» GOAL OF THE EXERCISE
Every line below should be copied exactly; drop the pictures.

» AVAILABLE DATA
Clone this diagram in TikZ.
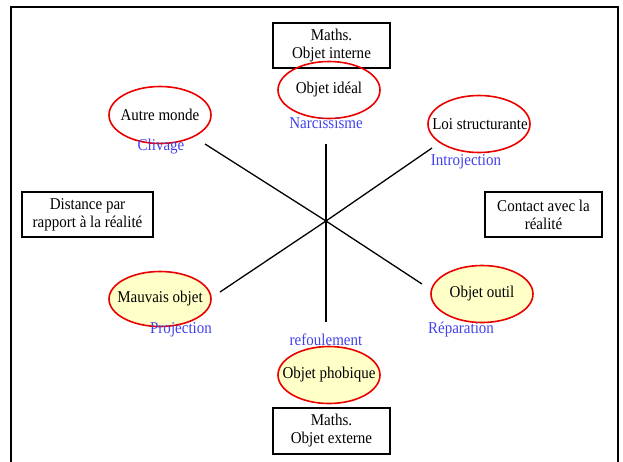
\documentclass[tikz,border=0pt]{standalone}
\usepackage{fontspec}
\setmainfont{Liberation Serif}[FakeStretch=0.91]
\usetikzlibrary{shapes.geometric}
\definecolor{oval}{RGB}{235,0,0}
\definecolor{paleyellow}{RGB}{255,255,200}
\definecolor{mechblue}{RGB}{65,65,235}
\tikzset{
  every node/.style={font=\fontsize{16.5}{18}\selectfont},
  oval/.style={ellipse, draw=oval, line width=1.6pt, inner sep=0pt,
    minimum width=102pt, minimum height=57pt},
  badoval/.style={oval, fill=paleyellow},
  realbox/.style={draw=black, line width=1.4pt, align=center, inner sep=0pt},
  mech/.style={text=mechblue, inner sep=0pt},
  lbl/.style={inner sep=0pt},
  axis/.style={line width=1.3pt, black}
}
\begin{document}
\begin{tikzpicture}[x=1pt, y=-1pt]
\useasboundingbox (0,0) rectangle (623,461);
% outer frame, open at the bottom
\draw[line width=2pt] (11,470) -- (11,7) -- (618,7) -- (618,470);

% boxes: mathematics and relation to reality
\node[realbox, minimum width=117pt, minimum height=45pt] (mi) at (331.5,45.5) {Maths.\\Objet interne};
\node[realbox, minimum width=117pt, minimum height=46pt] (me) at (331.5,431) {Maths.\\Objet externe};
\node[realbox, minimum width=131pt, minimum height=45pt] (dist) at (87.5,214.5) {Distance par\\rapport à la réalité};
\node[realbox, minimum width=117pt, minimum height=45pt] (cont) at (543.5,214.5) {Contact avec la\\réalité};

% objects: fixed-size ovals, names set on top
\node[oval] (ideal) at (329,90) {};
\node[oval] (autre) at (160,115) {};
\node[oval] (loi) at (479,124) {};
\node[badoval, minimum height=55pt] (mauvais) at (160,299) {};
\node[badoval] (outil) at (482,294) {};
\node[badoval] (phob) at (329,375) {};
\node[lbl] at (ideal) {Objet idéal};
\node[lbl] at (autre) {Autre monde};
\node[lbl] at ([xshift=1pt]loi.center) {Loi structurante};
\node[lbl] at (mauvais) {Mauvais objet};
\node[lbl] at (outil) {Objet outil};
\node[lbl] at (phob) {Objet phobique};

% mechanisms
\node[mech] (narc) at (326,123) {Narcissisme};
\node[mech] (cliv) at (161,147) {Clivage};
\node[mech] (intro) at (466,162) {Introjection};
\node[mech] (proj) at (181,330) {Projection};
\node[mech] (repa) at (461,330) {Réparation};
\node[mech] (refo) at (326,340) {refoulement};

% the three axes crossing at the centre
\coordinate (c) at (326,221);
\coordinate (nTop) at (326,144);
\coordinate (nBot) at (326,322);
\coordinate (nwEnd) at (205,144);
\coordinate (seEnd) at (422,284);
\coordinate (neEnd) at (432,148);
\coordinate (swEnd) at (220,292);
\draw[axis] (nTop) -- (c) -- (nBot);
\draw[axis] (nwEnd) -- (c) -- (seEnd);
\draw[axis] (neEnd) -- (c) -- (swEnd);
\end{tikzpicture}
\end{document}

» TASK ANSWER
Clone this diagram in TikZ.
\documentclass[tikz,border=0pt]{standalone}
\usepackage{fontspec}
\setmainfont{Liberation Serif}[FakeStretch=0.91]
\usetikzlibrary{shapes.geometric}
\definecolor{oval}{RGB}{235,0,0}
\definecolor{paleyellow}{RGB}{255,255,200}
\definecolor{mechblue}{RGB}{65,65,235}
\tikzset{
  every node/.style={font=\fontsize{16.5}{18}\selectfont},
  oval/.style={ellipse, draw=oval, line width=1.6pt, inner sep=0pt,
    minimum width=102pt, minimum height=57pt},
  badoval/.style={oval, fill=paleyellow},
  realbox/.style={draw=black, line width=1.4pt, align=center, inner sep=0pt},
  mech/.style={text=mechblue, inner sep=0pt},
  lbl/.style={inner sep=0pt},
  axis/.style={line width=1.3pt, black}
}
\begin{document}
\begin{tikzpicture}[x=1pt, y=-1pt]
\useasboundingbox (0,0) rectangle (623,461);
% outer frame, open at the bottom
\draw[line width=2pt] (11,470) -- (11,7) -- (618,7) -- (618,470);

% boxes: mathematics and relation to reality
\node[realbox, minimum width=117pt, minimum height=45pt] (mi) at (331.5,45.5) {Maths.\\Objet interne};
\node[realbox, minimum width=117pt, minimum height=46pt] (me) at (331.5,431) {Maths.\\Objet externe};
\node[realbox, minimum width=131pt, minimum height=45pt] (dist) at (87.5,214.5) {Distance par\\rapport à la réalité};
\node[realbox, minimum width=117pt, minimum height=45pt] (cont) at (543.5,214.5) {Contact avec la\\réalité};

% objects: fixed-size ovals, names set on top
\node[oval] (ideal) at (329,90) {};
\node[oval] (autre) at (160,115) {};
\node[oval] (loi) at (479,124) {};
\node[badoval, minimum height=55pt] (mauvais) at (160,299) {};
\node[badoval] (outil) at (482,294) {};
\node[badoval] (phob) at (329,375) {};
\node[lbl] at (ideal) {Objet idéal};
\node[lbl] at (autre) {Autre monde};
\node[lbl] at ([xshift=1pt]loi.center) {Loi structurante};
\node[lbl] at (mauvais) {Mauvais objet};
\node[lbl] at (outil) {Objet outil};
\node[lbl] at (phob) {Objet phobique};

% mechanisms
\node[mech] (narc) at (326,123) {Narcissisme};
\node[mech] (cliv) at (161,147) {Clivage};
\node[mech] (intro) at (466,162) {Introjection};
\node[mech] (proj) at (181,330) {Projection};
\node[mech] (repa) at (461,330) {Réparation};
\node[mech] (refo) at (326,340) {refoulement};

% the three axes crossing at the centre
\coordinate (c) at (326,221);
\coordinate (nTop) at (326,144);
\coordinate (nBot) at (326,322);
\coordinate (nwEnd) at (205,144);
\coordinate (seEnd) at (422,284);
\coordinate (neEnd) at (432,148);
\coordinate (swEnd) at (220,292);
\draw[axis] (nTop) -- (c) -- (nBot);
\draw[axis] (nwEnd) -- (c) -- (seEnd);
\draw[axis] (neEnd) -- (c) -- (swEnd);
\end{tikzpicture}
\end{document}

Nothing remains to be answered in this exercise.